__What is asked__
Begin with the line that contains "Convert this chart to Plotly code." and end with the line that contains "return (H - B - y) / ph", transcribing exactly each line in that stretch and no other.

--- START OF Material shown ---

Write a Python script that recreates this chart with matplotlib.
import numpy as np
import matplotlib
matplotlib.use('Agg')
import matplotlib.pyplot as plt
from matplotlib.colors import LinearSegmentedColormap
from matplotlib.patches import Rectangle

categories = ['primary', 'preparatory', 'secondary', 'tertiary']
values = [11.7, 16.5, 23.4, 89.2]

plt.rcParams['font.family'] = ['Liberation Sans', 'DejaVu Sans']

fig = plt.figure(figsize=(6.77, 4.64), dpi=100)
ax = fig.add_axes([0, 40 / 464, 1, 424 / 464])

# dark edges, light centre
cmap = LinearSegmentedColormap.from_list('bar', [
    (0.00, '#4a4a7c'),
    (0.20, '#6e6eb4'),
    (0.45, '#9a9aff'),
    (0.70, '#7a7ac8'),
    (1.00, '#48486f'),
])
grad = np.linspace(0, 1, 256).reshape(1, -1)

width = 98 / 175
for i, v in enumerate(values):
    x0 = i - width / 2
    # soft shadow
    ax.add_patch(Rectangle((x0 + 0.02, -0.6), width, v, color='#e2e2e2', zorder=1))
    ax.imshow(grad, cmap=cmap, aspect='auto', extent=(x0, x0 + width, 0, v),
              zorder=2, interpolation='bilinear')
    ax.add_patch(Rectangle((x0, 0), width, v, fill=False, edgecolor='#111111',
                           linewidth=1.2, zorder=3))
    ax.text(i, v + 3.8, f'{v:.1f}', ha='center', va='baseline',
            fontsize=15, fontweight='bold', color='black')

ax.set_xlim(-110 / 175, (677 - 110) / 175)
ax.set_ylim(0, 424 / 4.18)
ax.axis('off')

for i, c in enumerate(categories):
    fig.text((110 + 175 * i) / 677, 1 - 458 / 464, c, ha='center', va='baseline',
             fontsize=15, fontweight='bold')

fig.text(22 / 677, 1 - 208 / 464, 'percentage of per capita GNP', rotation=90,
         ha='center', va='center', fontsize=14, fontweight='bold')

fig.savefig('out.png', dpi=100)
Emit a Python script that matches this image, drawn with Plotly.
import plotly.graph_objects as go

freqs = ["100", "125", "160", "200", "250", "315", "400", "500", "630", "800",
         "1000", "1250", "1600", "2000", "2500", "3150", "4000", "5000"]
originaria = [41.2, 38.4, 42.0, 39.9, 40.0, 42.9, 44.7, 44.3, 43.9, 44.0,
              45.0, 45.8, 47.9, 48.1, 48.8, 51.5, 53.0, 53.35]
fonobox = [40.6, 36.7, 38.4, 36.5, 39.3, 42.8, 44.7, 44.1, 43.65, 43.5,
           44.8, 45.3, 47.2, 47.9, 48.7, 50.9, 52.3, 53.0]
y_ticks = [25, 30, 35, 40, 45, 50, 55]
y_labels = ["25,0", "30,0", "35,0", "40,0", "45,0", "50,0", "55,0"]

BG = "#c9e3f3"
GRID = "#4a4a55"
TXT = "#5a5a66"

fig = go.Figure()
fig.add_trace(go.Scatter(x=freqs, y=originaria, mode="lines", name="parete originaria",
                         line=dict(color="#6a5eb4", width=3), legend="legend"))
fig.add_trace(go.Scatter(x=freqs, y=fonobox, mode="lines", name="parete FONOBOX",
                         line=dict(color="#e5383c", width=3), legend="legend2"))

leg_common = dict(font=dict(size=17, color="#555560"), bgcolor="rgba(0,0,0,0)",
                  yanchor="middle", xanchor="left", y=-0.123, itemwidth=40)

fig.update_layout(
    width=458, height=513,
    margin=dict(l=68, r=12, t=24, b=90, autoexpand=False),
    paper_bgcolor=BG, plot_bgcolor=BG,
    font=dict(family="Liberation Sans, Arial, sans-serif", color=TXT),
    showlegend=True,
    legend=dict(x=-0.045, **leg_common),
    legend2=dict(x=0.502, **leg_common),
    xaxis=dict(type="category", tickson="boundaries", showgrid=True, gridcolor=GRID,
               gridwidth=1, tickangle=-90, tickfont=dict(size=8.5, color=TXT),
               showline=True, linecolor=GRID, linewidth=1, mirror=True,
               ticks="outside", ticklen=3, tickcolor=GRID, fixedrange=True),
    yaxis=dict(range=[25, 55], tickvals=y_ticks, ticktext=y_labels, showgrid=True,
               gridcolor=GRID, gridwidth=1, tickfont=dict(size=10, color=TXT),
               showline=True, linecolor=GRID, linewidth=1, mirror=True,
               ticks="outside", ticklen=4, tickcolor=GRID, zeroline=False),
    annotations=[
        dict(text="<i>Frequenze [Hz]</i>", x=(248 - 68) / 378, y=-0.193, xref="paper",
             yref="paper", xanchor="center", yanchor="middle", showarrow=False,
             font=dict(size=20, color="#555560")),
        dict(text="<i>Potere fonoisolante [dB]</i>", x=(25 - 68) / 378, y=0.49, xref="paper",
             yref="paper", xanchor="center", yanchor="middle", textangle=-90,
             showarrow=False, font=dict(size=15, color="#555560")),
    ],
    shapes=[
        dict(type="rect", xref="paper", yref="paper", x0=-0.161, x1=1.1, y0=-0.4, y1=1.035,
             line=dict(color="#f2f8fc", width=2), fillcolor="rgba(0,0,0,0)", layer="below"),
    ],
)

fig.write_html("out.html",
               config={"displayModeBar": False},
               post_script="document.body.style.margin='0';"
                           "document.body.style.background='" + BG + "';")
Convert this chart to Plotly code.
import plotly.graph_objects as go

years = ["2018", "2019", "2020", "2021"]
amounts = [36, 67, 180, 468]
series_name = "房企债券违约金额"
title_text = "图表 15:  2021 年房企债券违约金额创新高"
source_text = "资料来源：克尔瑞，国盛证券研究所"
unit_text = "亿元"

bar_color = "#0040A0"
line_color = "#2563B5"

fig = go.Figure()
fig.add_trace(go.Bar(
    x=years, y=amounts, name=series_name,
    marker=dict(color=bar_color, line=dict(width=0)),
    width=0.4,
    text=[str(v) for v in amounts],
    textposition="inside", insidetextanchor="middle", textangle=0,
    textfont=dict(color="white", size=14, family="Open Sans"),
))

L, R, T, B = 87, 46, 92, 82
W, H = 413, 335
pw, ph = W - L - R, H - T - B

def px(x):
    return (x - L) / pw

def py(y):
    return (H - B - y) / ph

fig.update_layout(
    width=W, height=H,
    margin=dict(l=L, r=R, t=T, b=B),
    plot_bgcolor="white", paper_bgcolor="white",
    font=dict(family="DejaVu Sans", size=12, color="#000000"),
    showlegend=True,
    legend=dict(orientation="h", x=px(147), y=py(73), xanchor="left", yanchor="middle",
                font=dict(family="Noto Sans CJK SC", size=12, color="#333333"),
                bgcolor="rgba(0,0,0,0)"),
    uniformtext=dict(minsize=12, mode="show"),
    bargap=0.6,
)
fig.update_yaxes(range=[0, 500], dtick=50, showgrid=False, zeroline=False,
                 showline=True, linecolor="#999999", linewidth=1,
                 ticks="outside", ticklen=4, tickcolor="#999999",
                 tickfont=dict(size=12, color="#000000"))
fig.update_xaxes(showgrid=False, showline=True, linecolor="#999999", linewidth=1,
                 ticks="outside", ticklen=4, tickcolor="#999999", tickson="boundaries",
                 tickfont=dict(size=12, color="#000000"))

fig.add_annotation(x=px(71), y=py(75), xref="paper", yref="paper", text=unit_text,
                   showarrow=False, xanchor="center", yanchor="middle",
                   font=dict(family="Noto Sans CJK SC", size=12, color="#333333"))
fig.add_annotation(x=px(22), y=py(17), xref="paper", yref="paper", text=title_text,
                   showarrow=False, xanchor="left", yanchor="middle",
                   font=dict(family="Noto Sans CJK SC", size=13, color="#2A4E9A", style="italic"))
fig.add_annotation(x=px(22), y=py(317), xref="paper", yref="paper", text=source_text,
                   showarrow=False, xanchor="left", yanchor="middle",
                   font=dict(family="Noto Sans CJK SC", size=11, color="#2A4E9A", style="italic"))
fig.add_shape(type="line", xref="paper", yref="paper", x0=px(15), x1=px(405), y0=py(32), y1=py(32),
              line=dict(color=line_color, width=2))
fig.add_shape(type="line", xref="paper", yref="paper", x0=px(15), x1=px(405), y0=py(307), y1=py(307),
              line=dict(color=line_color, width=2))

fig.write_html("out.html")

--- END OF Material shown ---
--- START OF Material shown ---

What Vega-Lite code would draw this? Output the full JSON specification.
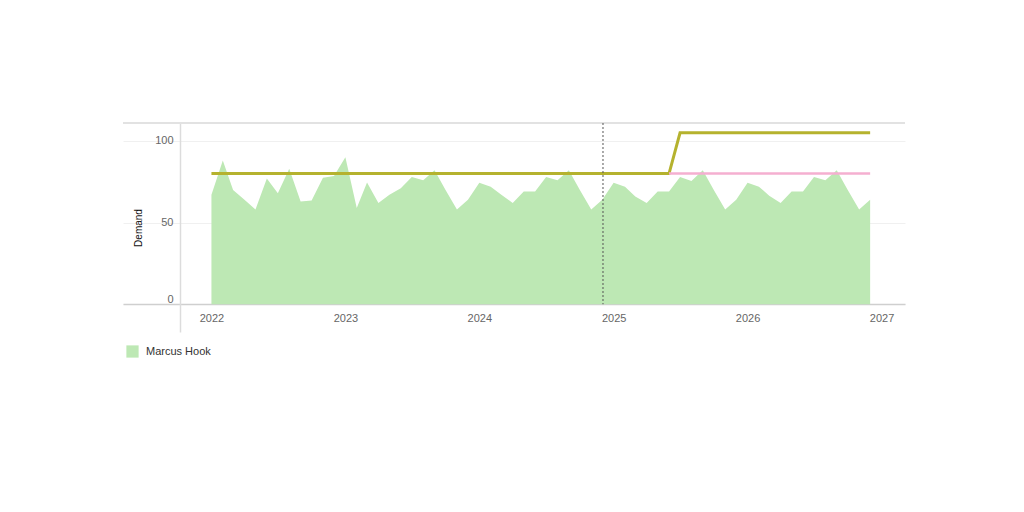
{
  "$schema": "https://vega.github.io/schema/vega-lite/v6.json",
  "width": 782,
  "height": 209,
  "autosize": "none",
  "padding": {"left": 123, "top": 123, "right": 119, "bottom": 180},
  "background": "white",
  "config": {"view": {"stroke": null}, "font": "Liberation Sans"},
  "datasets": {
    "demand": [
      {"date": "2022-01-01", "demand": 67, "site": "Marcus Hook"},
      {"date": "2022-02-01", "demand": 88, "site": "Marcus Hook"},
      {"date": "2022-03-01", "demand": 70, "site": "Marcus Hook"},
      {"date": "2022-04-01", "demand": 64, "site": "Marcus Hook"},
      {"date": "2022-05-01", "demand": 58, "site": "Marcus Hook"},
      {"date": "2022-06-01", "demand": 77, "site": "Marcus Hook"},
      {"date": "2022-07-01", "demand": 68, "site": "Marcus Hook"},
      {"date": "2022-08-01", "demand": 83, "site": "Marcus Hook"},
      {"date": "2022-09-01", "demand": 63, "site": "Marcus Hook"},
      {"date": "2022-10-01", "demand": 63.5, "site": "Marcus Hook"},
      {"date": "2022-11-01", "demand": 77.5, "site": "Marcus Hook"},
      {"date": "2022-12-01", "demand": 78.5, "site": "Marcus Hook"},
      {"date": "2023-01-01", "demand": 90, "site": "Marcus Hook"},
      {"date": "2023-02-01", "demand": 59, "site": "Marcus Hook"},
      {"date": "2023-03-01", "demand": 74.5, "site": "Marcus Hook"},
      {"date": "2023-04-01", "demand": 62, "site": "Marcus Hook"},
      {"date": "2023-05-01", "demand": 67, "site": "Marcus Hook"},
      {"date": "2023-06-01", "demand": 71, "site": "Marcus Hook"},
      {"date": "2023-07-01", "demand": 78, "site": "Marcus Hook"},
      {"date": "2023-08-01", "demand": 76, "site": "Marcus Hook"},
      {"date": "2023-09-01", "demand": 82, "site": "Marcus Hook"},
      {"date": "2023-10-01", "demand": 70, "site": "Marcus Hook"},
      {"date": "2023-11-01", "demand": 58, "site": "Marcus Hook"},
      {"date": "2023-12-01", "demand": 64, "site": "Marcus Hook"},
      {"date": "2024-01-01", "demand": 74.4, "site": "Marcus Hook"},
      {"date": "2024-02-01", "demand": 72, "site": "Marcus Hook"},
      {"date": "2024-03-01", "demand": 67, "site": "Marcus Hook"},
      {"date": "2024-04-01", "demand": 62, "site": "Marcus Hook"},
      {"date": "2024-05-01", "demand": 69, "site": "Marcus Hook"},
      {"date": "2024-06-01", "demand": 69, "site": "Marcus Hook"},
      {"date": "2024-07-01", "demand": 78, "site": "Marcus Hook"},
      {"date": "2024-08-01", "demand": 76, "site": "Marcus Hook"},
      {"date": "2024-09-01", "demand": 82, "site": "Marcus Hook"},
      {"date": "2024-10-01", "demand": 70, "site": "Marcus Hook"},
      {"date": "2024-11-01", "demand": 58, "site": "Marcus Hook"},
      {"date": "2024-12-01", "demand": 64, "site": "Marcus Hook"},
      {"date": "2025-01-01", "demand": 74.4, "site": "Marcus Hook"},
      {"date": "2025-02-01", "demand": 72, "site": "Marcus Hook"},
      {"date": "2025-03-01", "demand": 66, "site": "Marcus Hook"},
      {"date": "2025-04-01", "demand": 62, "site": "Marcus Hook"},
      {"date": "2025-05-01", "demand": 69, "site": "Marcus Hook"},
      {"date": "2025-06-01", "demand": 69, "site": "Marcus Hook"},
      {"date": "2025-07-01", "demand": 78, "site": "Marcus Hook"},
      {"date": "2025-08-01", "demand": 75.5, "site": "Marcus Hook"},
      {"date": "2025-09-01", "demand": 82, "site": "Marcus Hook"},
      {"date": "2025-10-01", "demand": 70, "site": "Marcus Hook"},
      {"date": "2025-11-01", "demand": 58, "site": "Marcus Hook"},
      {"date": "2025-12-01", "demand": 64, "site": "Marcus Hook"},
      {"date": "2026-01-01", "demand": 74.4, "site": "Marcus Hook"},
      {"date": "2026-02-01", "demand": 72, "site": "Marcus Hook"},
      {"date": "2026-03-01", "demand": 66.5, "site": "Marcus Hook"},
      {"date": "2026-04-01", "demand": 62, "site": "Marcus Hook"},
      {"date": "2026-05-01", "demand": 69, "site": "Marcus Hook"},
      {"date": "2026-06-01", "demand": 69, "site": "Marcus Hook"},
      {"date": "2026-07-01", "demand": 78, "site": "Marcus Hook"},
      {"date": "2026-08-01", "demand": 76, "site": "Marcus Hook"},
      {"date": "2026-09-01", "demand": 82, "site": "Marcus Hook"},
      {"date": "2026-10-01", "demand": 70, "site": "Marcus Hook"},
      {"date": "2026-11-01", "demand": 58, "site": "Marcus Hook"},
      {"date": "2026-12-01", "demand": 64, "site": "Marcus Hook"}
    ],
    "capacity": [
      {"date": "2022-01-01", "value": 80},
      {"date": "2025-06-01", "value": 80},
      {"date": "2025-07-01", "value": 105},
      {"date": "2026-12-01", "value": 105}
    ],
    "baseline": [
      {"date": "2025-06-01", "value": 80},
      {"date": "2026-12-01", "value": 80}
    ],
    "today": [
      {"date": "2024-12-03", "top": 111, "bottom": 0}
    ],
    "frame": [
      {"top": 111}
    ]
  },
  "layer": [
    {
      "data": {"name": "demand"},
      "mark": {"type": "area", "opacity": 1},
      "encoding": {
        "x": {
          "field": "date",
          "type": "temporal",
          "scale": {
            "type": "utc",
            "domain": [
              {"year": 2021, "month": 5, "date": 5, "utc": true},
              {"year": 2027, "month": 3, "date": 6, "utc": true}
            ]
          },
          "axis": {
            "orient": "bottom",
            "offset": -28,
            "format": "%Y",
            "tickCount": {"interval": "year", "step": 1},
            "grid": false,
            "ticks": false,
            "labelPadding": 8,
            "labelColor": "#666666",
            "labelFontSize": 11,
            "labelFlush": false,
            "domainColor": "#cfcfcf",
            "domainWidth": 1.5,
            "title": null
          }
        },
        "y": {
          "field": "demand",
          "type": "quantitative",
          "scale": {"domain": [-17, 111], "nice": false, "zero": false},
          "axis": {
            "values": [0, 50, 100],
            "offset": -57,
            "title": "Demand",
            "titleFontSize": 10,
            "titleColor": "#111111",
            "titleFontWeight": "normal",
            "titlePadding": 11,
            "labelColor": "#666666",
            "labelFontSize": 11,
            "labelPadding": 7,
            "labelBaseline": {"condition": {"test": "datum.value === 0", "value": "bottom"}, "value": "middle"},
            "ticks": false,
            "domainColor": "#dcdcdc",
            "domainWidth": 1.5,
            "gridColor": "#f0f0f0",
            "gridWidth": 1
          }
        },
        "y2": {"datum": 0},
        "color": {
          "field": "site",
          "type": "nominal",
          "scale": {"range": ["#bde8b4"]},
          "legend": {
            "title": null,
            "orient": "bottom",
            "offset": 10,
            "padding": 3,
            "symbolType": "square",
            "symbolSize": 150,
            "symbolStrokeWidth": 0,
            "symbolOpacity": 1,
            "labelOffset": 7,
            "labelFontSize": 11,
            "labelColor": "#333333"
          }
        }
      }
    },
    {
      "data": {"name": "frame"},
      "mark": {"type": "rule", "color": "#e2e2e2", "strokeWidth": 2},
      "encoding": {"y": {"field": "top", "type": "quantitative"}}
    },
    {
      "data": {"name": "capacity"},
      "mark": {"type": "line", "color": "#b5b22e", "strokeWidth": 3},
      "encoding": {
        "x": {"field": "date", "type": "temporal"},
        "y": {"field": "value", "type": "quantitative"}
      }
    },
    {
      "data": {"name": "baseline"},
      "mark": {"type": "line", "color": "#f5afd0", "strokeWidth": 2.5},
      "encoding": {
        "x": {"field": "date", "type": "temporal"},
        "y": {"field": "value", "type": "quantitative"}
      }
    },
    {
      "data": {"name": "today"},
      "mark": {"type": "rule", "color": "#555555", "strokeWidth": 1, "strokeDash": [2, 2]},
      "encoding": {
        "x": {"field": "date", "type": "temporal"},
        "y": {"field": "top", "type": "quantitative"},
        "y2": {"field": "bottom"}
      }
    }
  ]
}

--- END OF Material shown ---

__In response__
Convert this chart to Plotly code.
import plotly.graph_objects as go

years = ["2018", "2019", "2020", "2021"]
amounts = [36, 67, 180, 468]
series_name = "房企债券违约金额"
title_text = "图表 15:  2021 年房企债券违约金额创新高"
source_text = "资料来源：克尔瑞，国盛证券研究所"
unit_text = "亿元"

bar_color = "#0040A0"
line_color = "#2563B5"

fig = go.Figure()
fig.add_trace(go.Bar(
    x=years, y=amounts, name=series_name,
    marker=dict(color=bar_color, line=dict(width=0)),
    width=0.4,
    text=[str(v) for v in amounts],
    textposition="inside", insidetextanchor="middle", textangle=0,
    textfont=dict(color="white", size=14, family="Open Sans"),
))

L, R, T, B = 87, 46, 92, 82
W, H = 413, 335
pw, ph = W - L - R, H - T - B

def px(x):
    return (x - L) / pw

def py(y):
    return (H - B - y) / ph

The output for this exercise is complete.